THE RECORDS
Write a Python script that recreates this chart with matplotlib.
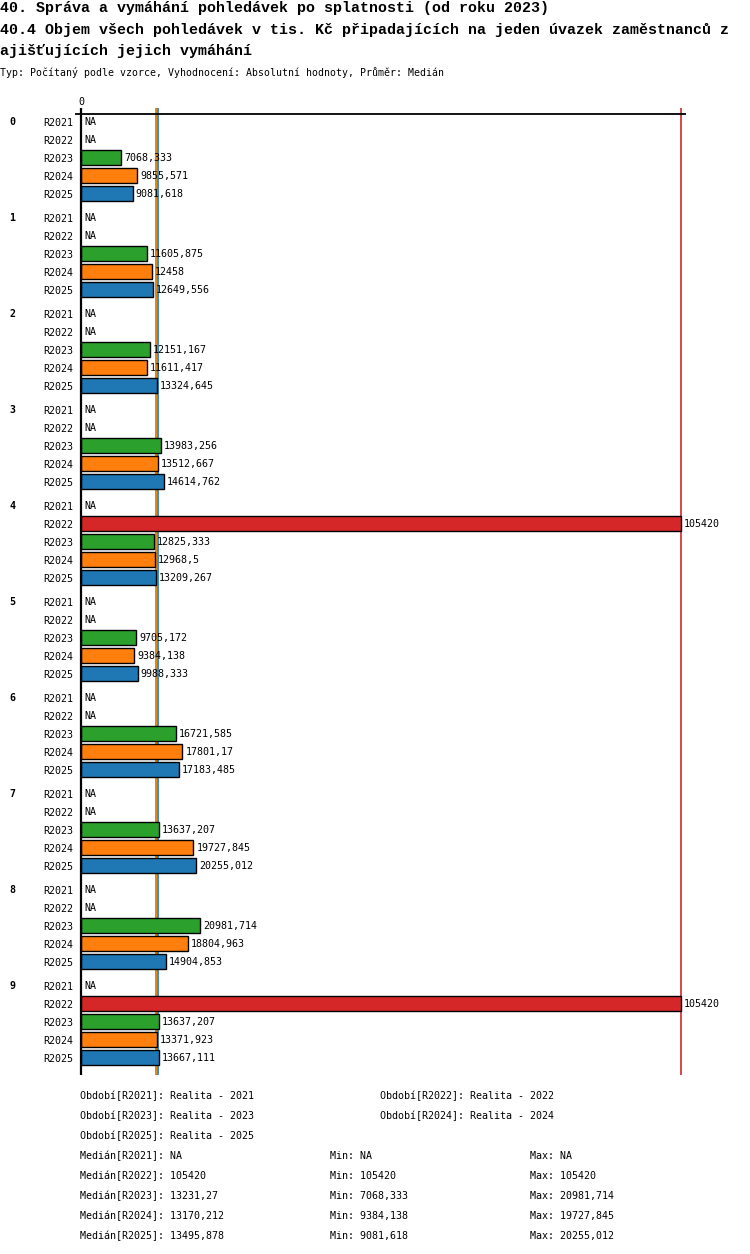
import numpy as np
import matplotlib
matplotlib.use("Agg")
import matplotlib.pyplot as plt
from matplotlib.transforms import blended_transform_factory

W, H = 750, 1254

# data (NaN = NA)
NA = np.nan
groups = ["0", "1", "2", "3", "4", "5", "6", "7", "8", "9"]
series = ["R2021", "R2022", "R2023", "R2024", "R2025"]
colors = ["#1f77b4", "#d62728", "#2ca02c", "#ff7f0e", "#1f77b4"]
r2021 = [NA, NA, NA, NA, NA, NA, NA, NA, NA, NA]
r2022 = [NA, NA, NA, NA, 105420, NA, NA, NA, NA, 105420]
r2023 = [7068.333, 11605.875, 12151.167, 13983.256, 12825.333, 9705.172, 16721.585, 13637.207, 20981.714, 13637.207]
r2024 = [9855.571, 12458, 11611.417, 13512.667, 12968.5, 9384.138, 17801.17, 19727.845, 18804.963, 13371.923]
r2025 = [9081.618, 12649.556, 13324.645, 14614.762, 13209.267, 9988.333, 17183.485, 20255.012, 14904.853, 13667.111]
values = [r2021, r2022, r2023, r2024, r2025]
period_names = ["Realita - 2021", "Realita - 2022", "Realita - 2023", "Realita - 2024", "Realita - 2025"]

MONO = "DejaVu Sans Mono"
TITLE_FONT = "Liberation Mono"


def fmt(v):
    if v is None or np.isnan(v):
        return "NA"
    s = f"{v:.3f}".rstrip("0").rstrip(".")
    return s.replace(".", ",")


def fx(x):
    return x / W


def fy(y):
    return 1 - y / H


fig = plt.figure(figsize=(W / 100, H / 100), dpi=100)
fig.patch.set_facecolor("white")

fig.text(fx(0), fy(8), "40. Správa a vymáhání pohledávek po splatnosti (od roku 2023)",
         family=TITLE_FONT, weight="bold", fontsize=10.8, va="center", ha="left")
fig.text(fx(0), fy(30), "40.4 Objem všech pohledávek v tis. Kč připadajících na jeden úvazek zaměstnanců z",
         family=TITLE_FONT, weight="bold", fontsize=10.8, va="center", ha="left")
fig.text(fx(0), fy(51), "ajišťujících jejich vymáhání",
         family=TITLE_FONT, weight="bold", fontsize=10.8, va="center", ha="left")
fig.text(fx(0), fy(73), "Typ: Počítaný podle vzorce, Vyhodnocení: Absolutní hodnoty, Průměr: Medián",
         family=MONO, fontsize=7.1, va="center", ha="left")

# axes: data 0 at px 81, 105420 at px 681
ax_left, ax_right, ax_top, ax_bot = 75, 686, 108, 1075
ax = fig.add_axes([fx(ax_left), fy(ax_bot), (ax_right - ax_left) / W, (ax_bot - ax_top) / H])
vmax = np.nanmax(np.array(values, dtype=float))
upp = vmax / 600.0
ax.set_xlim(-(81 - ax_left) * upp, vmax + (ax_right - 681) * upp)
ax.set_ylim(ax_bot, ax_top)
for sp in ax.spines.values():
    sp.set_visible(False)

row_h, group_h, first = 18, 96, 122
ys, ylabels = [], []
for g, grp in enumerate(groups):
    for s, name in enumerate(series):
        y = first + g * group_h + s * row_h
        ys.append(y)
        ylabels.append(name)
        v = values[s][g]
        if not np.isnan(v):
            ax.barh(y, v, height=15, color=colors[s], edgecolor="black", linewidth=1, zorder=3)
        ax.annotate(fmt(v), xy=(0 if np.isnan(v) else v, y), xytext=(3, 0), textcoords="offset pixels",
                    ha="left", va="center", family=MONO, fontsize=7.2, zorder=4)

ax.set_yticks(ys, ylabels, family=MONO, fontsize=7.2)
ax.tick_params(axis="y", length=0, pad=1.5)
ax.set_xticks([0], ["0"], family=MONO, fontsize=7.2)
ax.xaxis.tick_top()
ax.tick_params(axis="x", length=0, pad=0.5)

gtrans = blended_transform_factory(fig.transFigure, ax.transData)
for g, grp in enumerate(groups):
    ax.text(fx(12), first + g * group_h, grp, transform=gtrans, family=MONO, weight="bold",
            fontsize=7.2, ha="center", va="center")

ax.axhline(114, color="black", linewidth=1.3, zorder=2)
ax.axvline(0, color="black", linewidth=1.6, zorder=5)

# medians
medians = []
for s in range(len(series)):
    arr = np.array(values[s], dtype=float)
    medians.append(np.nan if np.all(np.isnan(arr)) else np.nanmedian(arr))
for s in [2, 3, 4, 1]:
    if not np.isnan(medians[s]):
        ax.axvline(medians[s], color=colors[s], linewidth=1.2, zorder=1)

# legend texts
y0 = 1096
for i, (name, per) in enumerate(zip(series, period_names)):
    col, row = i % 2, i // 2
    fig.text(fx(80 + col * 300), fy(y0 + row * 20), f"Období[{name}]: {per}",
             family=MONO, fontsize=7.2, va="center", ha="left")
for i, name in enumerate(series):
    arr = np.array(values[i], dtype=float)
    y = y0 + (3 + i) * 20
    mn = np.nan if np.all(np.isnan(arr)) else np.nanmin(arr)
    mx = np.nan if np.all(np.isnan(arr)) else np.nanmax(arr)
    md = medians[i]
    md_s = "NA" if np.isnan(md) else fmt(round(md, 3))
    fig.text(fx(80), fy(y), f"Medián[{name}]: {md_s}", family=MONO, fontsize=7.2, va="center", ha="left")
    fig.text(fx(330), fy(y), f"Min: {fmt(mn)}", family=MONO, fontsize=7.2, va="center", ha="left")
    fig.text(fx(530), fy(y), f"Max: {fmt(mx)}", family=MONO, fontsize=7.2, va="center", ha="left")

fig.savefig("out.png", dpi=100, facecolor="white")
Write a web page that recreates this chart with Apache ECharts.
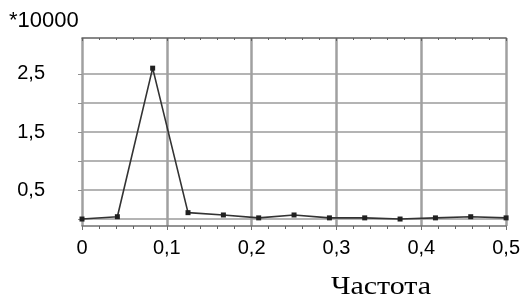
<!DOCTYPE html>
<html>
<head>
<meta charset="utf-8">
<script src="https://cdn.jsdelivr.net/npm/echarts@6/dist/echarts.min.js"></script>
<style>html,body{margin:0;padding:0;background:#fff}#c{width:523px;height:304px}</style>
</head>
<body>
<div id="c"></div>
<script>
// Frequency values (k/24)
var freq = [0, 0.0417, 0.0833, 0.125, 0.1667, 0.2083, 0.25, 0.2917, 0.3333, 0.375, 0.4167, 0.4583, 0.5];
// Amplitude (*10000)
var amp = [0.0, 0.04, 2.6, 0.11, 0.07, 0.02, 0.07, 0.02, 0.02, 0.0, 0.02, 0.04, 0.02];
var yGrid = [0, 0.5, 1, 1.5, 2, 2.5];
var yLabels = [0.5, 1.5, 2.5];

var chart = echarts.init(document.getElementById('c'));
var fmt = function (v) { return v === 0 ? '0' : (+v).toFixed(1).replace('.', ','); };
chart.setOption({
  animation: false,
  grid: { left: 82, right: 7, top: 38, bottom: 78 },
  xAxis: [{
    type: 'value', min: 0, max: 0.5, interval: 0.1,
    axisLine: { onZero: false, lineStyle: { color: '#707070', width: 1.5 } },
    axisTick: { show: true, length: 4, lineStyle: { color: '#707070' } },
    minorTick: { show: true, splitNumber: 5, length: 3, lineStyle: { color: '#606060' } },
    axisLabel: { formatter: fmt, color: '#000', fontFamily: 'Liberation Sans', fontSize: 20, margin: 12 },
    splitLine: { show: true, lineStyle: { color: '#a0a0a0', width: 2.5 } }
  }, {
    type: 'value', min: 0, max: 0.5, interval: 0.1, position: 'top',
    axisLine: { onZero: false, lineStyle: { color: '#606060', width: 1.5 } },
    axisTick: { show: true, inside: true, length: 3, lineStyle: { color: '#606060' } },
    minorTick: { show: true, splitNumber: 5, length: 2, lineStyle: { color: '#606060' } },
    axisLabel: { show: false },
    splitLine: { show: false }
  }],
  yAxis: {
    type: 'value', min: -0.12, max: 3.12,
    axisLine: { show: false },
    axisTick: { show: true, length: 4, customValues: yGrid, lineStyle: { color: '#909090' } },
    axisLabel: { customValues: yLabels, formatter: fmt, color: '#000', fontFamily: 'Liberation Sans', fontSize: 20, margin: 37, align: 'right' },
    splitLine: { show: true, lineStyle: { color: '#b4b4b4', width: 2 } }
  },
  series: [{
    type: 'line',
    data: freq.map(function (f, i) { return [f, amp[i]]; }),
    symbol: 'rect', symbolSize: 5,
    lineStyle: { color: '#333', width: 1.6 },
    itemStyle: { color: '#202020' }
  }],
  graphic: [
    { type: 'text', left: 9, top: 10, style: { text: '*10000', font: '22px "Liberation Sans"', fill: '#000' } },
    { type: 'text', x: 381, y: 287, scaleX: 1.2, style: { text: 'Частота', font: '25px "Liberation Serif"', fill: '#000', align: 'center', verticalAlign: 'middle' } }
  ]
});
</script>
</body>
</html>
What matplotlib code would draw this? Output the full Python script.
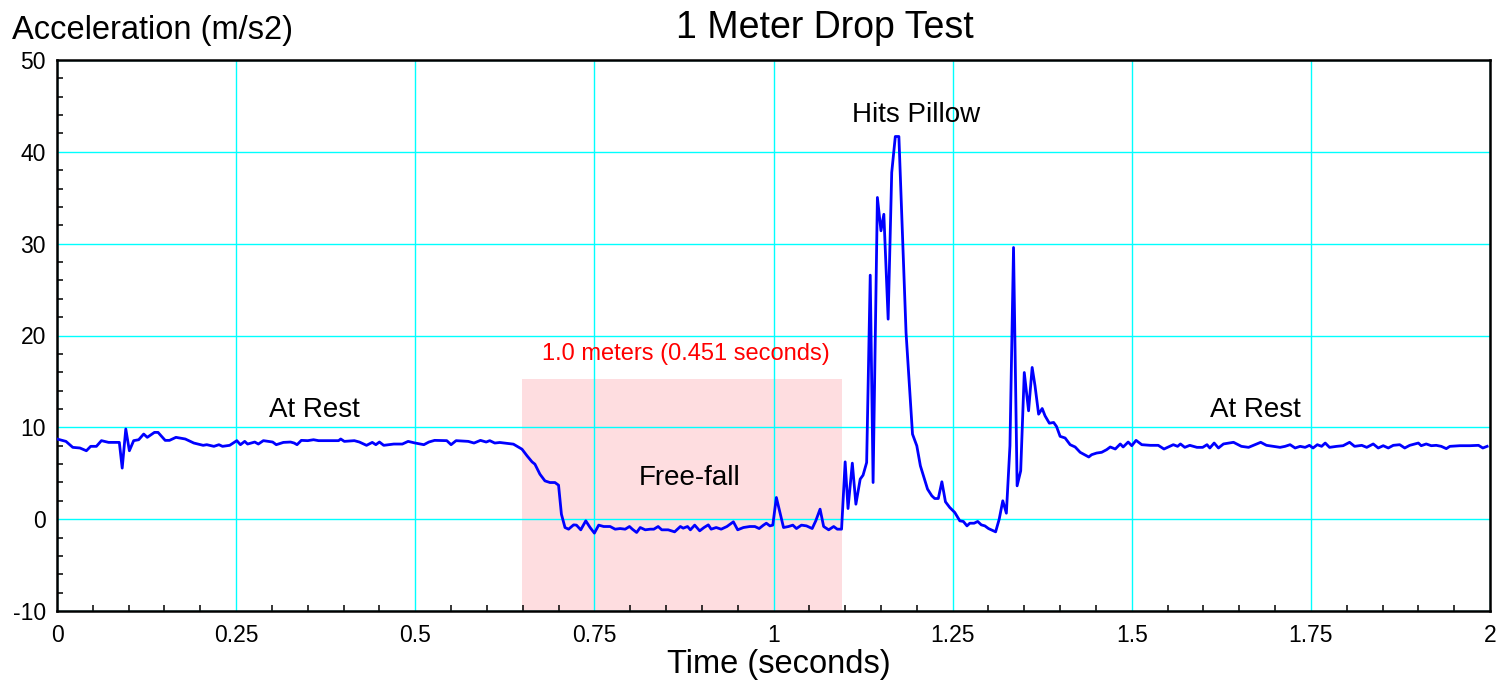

EXERCISE
Look through the material above and work out how many of its lines contain "this". State the number only.

WRITTEN SOLUTION
3